Assessment of capacity includes:
- Analysis of income and cash flow statements
- Debt service coverage ratio
- Stability of income sources
- Business profitability and sustainability
For Indian banks, capacity evaluation is vital in sectors such as agriculture, small and medium enterprises, and retail lending, where income may be seasonal or cyclical. Accurate assessment of repayment capacity helps prevent over-lending and reduces the incidence of non-performing assets.
Capital
Capital indicates the borrower’s own financial stake in the business or project. It reflects the level of personal investment and commitment, which influences the borrower’s incentive to repay.
Capital is assessed by examining:
- Net worth and equity contribution
- Personal savings or retained earnings
- Leverage ratio
In the Indian context, higher capital contribution by promoters or borrowers is viewed positively, as it demonstrates confidence in the venture and provides a cushion against losses. Banks often require a minimum margin contribution to ensure adequate borrower participation in risk.
Collateral
Collateral refers to assets pledged by the borrower to secure the loan. It serves as a secondary source of repayment in case of default.
Common forms of collateral include:
- Land and buildings
- Machinery and equipment
- Financial assets such as deposits or securities
In India, collateral-based lending has traditionally been dominant, especially in commercial and agricultural credit. However, with the growth of priority sector lending and financial inclusion initiatives, collateral-free loans have also gained importance. Despite this shift, collateral remains a crucial risk mitigation tool for banks.
Conditions
Conditions relate to external factors that may affect the borrower’s ability to repay the loan. These include economic, industry-specific, and regulatory conditions, as well as the purpose of the loan.
Banks evaluate:
- Economic and market trends
- Industry risks and competition
- Government policies and regulations
- End-use of funds
In the Indian economy, conditions such as monsoon performance, inflation, interest rate movements, and policy changes significantly influence lending decisions, particularly in agriculture and infrastructure sectors.
Role of the 5 Cs in Banking and Credit Appraisal
The 5 Cs of Credit form the foundation of credit appraisal in banks and financial institutions. They help lenders make informed decisions by balancing risk and return.
In practice, banks use this framework to:
- Screen loan applications
- Determine loan size and tenure
- Fix interest rates and security requirements
- Monitor credit quality over time
The Reserve Bank of India’s prudential norms indirectly reinforce the application of the 5 Cs by emphasising sound credit appraisal and risk management.
Importance in Financial Stability
Effective application of the 5 Cs of Credit contributes to the stability of the banking and financial system. Weak credit appraisal has historically been a major cause of rising non-performing assets in India.
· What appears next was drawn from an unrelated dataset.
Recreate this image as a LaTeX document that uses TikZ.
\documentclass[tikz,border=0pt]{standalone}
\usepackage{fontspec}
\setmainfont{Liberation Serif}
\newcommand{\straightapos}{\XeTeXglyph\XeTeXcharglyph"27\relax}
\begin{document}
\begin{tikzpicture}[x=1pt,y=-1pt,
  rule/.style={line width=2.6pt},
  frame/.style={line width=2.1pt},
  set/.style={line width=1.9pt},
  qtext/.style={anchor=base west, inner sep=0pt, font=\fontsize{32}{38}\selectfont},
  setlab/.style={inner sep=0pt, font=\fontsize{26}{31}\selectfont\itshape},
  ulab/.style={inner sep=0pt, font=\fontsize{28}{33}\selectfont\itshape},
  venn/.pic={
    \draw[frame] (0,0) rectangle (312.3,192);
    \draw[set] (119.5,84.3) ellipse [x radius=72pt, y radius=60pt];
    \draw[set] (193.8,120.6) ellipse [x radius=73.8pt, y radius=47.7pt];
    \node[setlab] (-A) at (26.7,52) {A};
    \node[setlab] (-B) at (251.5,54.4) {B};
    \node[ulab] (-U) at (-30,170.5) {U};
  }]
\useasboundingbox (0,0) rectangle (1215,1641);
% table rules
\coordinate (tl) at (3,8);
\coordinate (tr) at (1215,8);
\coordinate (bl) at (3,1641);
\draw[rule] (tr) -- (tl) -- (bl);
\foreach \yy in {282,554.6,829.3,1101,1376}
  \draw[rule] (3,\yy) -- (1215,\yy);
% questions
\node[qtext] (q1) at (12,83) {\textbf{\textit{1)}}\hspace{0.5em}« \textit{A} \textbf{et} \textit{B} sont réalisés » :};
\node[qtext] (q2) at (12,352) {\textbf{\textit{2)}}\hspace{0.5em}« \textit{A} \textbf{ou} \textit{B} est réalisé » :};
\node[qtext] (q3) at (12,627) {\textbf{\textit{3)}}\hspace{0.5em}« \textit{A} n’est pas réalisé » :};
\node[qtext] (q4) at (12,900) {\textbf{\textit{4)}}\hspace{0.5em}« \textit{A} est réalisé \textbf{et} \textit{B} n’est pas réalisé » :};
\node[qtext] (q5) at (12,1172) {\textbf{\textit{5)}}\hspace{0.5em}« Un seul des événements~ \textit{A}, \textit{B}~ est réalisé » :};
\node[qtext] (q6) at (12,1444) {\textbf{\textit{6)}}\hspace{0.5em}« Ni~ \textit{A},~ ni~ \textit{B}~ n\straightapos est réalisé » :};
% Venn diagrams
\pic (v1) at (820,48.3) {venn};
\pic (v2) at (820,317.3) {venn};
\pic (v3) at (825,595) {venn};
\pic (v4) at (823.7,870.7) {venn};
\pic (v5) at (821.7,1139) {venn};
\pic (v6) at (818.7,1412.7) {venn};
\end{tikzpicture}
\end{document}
By systematically evaluating borrowers using the 5 Cs, banks can:
- Reduce credit risk
- Improve asset quality
- Enhance confidence in the financial system
- Support sustainable credit growth
This is particularly important in a developing economy where credit expansion must be balanced with financial discipline.
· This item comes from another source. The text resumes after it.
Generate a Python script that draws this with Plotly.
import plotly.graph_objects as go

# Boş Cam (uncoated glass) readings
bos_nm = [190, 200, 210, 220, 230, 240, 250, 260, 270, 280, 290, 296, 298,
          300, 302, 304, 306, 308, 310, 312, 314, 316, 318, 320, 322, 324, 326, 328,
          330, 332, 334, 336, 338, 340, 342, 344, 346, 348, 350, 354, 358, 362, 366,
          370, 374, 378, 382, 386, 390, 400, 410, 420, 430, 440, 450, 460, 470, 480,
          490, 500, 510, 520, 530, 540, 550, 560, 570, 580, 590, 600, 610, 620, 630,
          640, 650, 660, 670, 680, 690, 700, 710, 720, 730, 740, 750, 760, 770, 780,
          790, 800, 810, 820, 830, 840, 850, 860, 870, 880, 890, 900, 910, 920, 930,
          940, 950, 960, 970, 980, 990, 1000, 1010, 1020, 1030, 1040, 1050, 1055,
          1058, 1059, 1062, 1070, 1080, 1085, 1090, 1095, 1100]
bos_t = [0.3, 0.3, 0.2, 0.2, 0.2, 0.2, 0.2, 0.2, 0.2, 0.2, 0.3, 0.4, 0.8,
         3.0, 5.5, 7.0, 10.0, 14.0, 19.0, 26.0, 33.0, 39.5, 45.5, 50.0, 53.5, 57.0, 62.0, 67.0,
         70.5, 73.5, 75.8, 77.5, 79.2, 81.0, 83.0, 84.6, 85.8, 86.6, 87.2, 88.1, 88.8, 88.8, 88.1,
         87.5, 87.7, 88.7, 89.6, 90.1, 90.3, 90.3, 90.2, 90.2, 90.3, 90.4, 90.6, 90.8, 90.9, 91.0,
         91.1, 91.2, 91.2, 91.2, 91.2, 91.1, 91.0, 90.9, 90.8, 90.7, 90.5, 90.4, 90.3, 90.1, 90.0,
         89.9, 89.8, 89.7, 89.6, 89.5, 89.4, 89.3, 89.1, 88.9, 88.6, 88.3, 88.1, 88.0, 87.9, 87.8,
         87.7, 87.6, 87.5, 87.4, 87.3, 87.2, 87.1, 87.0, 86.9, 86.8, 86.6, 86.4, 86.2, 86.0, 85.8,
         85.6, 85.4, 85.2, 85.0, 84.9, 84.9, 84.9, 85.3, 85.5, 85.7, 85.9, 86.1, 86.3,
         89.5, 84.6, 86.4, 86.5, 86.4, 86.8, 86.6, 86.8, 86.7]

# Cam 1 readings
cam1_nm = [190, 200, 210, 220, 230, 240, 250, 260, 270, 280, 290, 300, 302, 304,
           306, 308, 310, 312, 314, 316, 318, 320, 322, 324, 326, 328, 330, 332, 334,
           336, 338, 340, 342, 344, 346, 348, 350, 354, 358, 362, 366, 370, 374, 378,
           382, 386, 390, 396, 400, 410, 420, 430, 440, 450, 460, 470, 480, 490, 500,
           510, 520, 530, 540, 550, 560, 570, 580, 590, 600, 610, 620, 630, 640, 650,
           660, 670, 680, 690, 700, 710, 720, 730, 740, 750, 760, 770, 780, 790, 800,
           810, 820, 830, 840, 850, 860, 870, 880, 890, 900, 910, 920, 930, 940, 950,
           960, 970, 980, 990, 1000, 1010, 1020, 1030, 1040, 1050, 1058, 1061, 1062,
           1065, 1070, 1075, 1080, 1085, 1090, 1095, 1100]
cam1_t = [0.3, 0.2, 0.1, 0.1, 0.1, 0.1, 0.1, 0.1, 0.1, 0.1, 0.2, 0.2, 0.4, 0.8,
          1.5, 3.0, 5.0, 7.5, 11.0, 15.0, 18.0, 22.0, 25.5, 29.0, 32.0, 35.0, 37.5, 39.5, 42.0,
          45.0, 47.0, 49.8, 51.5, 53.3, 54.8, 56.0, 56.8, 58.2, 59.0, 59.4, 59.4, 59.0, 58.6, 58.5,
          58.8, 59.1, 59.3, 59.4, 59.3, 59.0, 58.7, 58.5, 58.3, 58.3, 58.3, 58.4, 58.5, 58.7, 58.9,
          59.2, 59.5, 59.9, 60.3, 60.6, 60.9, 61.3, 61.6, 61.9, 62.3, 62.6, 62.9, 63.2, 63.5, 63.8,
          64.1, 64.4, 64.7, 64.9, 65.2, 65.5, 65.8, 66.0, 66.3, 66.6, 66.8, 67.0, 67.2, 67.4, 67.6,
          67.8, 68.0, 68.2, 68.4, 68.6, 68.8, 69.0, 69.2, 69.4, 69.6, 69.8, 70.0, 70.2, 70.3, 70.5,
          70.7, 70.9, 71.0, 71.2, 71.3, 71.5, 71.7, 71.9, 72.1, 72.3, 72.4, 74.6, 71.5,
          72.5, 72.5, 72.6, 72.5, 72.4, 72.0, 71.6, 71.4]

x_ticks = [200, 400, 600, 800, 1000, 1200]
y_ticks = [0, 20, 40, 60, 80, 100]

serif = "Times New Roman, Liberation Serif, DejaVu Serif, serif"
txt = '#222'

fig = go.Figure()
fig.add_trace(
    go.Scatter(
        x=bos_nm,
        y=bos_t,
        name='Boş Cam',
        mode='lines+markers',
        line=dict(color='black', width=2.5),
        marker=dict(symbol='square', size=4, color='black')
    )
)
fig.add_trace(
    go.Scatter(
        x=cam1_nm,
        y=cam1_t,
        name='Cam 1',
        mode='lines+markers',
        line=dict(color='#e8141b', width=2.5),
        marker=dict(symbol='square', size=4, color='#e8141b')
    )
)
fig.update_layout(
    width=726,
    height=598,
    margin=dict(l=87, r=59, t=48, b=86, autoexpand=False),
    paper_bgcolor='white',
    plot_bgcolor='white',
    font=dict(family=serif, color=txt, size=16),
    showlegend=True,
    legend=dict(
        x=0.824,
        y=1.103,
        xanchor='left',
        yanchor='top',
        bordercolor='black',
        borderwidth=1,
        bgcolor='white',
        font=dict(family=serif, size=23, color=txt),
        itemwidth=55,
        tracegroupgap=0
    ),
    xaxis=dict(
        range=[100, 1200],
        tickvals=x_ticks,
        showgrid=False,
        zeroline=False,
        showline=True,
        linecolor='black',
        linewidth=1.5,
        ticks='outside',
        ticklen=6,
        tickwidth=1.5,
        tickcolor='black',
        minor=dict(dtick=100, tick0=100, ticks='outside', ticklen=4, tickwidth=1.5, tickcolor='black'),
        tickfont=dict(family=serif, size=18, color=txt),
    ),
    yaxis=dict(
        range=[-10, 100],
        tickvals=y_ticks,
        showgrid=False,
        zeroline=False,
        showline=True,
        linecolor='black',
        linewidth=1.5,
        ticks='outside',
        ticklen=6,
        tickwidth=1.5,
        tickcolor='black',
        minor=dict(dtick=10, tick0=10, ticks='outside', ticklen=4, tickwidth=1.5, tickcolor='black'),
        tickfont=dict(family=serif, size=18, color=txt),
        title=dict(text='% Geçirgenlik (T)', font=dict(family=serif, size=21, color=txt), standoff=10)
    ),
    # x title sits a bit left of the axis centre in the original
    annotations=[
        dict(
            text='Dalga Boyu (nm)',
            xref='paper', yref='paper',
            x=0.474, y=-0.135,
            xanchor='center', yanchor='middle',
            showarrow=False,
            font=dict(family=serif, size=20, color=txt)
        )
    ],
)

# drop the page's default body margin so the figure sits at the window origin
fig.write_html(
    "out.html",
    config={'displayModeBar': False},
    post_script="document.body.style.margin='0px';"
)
Relevance in the Indian Economy
In the Indian economy, the 5 Cs of Credit are relevant across all segments of lending, including retail loans, agricultural finance, MSME credit, and corporate banking. They help address challenges arising from information asymmetry, informal income sources, and sectoral risks.
With the increasing use of technology, data analytics, and credit scoring models, the traditional 5 Cs framework is being supplemented rather than replaced. It continues to provide a conceptual foundation for responsible lending and inclusive growth.